> **Task to complete**:
Print the material below exactly as it stands, please, from its first line to the line holding "30, 35, 40];", with no pictures.

> **Dataset extract**:
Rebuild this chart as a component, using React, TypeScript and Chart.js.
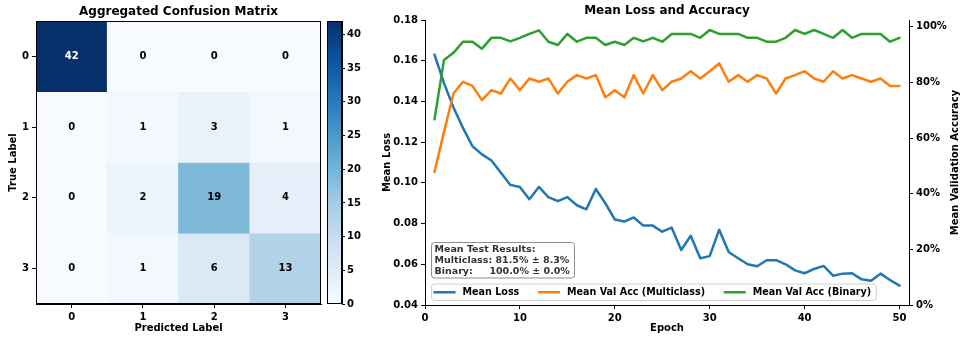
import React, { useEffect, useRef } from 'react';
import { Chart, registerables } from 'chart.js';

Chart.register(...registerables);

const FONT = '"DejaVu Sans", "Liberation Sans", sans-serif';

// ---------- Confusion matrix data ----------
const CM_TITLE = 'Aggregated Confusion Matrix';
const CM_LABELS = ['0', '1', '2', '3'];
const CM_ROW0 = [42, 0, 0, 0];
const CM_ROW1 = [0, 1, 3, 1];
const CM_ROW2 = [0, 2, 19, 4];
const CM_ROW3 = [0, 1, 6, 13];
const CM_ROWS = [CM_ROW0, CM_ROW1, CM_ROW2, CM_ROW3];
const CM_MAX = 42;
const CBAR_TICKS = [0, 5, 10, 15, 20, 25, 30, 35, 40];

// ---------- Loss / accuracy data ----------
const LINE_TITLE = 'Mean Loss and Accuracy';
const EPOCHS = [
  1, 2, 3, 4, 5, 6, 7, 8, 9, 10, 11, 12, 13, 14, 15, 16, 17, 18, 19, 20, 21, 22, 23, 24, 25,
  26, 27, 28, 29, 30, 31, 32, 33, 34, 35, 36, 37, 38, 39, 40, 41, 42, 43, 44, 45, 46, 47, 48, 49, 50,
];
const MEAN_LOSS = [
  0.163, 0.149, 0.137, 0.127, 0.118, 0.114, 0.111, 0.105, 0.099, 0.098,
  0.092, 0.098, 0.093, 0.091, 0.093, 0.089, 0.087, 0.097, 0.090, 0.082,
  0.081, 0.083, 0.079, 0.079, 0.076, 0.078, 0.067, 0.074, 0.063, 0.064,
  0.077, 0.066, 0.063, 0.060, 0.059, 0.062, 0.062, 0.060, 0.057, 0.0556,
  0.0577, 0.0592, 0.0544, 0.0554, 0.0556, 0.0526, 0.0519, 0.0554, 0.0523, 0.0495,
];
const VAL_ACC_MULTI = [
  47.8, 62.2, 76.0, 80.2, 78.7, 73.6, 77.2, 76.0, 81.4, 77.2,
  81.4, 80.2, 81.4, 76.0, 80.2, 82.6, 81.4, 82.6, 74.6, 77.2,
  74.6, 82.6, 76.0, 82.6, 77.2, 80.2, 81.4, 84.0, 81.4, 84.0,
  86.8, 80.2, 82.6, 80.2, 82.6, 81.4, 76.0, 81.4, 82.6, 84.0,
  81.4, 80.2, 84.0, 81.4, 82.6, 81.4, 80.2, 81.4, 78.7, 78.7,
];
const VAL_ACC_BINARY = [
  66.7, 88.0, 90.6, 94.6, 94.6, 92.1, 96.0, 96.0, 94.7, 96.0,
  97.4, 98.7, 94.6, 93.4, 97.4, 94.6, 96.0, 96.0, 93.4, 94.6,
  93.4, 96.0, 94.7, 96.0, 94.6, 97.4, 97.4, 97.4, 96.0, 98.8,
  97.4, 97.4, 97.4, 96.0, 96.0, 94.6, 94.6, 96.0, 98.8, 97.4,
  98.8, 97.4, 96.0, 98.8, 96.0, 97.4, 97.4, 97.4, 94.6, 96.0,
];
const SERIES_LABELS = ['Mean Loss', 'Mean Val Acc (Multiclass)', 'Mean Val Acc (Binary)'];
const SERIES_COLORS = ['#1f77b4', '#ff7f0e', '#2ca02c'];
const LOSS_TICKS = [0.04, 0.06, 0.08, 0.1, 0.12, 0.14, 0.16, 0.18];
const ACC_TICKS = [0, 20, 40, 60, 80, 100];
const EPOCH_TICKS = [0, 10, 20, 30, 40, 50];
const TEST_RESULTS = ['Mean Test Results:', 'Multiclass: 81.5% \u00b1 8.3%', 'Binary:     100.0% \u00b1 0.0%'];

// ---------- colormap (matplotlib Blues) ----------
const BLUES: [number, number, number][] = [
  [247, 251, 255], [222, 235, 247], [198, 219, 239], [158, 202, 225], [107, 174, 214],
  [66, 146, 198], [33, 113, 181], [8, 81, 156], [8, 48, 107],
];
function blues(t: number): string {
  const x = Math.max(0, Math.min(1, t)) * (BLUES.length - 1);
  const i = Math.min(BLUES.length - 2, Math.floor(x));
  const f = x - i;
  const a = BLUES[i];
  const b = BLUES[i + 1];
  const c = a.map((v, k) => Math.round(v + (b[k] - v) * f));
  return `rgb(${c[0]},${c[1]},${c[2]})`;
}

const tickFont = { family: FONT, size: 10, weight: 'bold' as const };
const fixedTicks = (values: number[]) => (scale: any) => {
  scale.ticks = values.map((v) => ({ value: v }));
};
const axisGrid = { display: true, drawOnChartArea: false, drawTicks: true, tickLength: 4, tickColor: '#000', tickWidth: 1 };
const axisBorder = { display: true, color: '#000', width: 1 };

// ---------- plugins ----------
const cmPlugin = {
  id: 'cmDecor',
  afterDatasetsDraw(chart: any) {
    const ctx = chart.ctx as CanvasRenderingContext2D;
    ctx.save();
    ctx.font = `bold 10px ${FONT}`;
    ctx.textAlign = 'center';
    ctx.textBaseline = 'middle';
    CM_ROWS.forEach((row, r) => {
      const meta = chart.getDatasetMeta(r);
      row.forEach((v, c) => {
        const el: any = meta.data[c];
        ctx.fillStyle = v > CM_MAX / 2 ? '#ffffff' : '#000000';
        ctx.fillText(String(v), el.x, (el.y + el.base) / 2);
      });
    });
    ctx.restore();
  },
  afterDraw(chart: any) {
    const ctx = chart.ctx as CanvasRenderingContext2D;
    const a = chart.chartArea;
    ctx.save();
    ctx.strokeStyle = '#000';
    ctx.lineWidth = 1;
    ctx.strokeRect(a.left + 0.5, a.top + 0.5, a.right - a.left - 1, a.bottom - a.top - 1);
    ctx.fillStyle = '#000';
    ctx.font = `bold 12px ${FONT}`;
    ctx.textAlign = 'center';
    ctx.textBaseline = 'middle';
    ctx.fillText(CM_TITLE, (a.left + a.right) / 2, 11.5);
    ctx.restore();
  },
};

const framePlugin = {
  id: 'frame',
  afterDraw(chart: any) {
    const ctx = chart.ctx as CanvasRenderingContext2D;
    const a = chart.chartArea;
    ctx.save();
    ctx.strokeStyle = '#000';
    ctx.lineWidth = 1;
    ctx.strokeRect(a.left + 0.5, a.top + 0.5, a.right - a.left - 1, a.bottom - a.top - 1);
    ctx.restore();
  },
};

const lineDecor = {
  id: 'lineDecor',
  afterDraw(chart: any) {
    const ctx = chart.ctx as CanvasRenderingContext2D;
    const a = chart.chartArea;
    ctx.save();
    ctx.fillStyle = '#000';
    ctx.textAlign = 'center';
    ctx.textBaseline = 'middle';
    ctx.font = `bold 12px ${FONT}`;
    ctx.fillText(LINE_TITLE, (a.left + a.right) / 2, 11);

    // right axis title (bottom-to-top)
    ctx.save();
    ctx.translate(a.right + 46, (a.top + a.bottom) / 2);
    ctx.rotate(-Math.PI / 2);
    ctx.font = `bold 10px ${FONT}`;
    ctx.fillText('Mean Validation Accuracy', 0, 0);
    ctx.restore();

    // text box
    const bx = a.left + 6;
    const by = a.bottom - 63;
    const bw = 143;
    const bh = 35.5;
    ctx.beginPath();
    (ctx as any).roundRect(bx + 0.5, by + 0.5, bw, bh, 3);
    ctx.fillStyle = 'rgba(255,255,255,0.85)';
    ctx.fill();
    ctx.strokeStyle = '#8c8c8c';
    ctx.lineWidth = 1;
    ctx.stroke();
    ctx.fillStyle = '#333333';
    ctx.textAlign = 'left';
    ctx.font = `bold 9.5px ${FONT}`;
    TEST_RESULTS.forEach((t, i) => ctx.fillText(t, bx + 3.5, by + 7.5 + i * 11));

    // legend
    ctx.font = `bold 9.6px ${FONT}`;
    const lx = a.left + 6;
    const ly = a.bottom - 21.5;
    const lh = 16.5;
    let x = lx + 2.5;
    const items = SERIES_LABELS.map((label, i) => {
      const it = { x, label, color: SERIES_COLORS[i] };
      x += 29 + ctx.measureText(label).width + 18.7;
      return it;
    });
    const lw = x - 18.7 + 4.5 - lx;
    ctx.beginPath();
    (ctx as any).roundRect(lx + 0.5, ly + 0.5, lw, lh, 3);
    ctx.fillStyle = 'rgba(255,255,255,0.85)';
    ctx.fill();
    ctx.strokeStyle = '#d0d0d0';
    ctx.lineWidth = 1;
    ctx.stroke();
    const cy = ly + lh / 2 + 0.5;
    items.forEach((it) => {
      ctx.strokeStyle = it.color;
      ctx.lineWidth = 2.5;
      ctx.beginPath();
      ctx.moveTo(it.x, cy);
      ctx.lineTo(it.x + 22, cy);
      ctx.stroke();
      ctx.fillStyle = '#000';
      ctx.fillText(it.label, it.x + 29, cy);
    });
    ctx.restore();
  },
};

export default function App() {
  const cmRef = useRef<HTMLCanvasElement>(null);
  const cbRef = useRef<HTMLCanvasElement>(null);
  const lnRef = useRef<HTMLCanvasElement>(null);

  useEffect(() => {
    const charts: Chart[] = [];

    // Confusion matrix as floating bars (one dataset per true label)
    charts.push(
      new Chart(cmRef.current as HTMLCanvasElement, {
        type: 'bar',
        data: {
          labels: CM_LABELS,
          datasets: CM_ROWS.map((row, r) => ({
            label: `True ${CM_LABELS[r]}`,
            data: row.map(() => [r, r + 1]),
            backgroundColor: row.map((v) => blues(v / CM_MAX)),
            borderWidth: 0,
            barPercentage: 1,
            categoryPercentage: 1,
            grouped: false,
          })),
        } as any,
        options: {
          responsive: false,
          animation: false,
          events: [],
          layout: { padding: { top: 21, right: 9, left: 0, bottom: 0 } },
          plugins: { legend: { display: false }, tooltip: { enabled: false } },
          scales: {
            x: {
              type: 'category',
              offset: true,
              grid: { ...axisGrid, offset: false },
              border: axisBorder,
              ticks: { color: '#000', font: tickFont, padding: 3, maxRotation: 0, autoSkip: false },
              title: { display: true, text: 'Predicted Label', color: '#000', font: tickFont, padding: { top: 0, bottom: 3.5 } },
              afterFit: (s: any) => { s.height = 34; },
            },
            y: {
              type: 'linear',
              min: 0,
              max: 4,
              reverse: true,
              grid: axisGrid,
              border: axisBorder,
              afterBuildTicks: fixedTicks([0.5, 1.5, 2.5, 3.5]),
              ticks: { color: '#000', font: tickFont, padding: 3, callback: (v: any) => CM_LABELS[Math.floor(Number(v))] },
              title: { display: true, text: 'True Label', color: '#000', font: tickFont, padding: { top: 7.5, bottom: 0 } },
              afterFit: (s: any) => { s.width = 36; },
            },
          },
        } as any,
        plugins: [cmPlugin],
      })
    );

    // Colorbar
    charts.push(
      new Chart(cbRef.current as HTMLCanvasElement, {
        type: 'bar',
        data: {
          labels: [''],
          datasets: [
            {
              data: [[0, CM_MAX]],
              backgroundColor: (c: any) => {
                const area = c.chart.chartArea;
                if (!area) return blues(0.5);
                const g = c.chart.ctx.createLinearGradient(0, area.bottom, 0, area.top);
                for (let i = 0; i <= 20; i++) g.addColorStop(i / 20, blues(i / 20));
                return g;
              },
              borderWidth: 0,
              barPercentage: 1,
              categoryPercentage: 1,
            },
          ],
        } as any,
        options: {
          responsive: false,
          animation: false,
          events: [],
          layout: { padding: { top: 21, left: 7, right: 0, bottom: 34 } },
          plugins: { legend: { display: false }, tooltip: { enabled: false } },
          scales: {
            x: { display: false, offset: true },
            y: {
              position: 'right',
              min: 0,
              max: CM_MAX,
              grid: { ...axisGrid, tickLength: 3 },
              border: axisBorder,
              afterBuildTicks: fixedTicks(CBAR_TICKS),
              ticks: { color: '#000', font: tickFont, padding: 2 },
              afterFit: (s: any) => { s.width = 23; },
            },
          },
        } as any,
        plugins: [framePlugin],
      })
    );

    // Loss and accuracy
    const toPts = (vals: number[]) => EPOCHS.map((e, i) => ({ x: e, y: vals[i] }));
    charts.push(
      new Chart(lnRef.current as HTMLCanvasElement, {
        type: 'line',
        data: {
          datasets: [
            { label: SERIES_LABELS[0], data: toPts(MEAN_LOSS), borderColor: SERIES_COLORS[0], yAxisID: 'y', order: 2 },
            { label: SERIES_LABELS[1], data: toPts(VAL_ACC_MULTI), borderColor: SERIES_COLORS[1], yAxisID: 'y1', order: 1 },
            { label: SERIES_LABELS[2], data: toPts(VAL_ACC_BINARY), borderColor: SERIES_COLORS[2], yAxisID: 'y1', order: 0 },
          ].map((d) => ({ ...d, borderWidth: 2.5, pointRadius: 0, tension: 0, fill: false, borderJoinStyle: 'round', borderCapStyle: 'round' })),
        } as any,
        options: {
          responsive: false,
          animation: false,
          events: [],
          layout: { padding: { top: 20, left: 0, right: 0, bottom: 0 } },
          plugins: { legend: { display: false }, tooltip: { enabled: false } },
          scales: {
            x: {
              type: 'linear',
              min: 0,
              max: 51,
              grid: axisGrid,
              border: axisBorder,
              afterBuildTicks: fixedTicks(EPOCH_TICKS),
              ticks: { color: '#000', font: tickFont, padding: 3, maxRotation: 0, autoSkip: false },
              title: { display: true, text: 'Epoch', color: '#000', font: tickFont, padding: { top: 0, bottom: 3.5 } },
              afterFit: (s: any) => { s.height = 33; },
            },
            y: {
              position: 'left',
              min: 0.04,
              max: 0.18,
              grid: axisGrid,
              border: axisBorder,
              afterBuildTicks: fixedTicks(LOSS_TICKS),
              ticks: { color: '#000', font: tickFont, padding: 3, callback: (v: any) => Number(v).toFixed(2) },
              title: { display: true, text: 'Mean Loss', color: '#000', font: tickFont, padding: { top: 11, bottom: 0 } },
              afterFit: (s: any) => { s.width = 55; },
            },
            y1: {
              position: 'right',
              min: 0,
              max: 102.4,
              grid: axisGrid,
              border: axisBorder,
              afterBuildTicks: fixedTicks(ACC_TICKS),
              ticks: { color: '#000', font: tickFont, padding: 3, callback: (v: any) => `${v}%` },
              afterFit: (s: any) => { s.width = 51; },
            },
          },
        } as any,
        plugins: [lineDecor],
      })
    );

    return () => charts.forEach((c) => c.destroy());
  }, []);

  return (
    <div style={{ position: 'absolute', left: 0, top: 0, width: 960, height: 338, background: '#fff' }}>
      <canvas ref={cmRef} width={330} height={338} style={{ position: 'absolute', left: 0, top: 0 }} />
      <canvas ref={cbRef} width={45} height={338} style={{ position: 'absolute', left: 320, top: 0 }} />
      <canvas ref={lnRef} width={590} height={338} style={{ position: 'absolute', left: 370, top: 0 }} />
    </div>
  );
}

> **Solution for this task**:
Rebuild this chart as a component, using React, TypeScript and Chart.js.
import React, { useEffect, useRef } from 'react';
import { Chart, registerables } from 'chart.js';

Chart.register(...registerables);

const FONT = '"DejaVu Sans", "Liberation Sans", sans-serif';

// ---------- Confusion matrix data ----------
const CM_TITLE = 'Aggregated Confusion Matrix';
const CM_LABELS = ['0', '1', '2', '3'];
const CM_ROW0 = [42, 0, 0, 0];
const CM_ROW1 = [0, 1, 3, 1];
const CM_ROW2 = [0, 2, 19, 4];
const CM_ROW3 = [0, 1, 6, 13];
const CM_ROWS = [CM_ROW0, CM_ROW1, CM_ROW2, CM_ROW3];
const CM_MAX = 42;
const CBAR_TICKS = [0, 5, 10, 15, 20, 25, 30, 35, 40];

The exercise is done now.